Corporate structure & financing of IDS plc12 Apr 2023 21:56
This is quite detailed but useful to know. Until 2021 the immediate company under Royal Mail plc (now renamed IDS plc), being the ultimate Topco, was Royal Mail Group Limited (RMGL). RMGL contained (and still contains) all material elements of RM operations in the UK. In addition, it had/has a few UK subsidiaries which didn’t/don’t do very much (the most important one, I think, holding vacant land RM is selling to developers). However, crucially it also owned Royal Mail Investments Limited. This was the UK company that held the GLS operations as it owned Global Logistics B.V., a Dutch holding company, which in turn owned/owns the various component companies of the GLS subgroup operating in many different companies.

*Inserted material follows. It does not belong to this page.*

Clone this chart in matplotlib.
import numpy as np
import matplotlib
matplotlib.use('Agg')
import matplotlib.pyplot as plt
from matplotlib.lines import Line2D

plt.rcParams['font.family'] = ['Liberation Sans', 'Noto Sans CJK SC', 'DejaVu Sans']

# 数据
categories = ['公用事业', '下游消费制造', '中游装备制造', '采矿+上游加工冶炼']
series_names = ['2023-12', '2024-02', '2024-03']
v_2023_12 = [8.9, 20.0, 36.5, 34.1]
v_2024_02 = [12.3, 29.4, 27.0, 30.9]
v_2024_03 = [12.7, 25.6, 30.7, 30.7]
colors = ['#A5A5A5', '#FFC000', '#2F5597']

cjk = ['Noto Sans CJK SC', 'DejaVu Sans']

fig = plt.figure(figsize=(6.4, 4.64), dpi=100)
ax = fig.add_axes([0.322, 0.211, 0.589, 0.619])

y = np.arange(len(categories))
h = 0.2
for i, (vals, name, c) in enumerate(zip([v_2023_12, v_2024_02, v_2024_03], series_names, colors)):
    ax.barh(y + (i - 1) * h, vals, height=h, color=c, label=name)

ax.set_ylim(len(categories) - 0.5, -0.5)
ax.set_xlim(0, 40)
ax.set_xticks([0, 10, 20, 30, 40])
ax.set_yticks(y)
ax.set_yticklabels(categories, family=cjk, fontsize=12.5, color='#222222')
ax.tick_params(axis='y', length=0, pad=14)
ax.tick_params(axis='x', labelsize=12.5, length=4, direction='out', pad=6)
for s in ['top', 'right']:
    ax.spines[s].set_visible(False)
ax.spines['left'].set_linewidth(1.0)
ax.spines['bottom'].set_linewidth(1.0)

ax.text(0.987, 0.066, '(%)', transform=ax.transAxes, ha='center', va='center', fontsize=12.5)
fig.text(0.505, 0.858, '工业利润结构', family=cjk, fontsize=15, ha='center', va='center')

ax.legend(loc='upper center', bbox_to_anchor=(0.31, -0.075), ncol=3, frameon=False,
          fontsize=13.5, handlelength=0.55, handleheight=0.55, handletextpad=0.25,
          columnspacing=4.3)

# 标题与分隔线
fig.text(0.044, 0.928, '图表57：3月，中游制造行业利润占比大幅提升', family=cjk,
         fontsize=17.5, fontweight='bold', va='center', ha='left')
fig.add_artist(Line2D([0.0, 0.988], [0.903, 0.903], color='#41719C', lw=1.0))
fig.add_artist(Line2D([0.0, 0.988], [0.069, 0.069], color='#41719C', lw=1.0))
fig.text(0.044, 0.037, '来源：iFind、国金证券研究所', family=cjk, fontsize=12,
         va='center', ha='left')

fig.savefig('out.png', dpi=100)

In 2021 there was an internal restructuring whereby Royal Mail Investments Limited (renamed RMGLS Limited) was flipped up to be the intermediate holding company under IDS plc and so it became the owner of RMGL, it’s former parent company. As outlined before, RMGLS already owned the GLS subgroup but now also became the owner of all RM operations through owning RMGL. In other words the group structure became that rather than RMGL owning all RM/GLS operations, RM and GLS operations now sit side by side within the group structure. This was designed to separate the two sides of the business.
Within this is the issue of the Eurobond money. IDS has two Eurobonds each for £400m+, one due 2024, the other 2026 and totalling almost £900m. These Eurobonds, issued some time in the past, are borrowings/liabilities of IDS plc and the money was previously lent down into RMGL presumably for capex for both the RM and GLS sides of the business (plus probably GLS acquisitions). The inter company lending did not reflect the terms of the Eurobonds and was at call. In other words IDS can demand it’s money back from RMGL immediately. At March 2022 RMGL had negative current liabilities of around £500m (within that £800m cash). Both amounts will have deteriorated significantly since. RMGL (being the RM business) therefore lives on at the discretion of the IDS directors not calling the £900m owed.
The IDS directors have fiduciary duties to IDS, the company. They have no fiduciary duties to the group - that is an accounting concept not a legal one. Therefore, it seems to me that they have a legal duty to safeguard the collection of the £900m lent inter company to RMGL and if they see RGML’s solvency position deteriorating through losses such that it might not be paid would be obliged to act (call administration). As noted above RMGL no longer owns the GLS side of the group so no salvation there.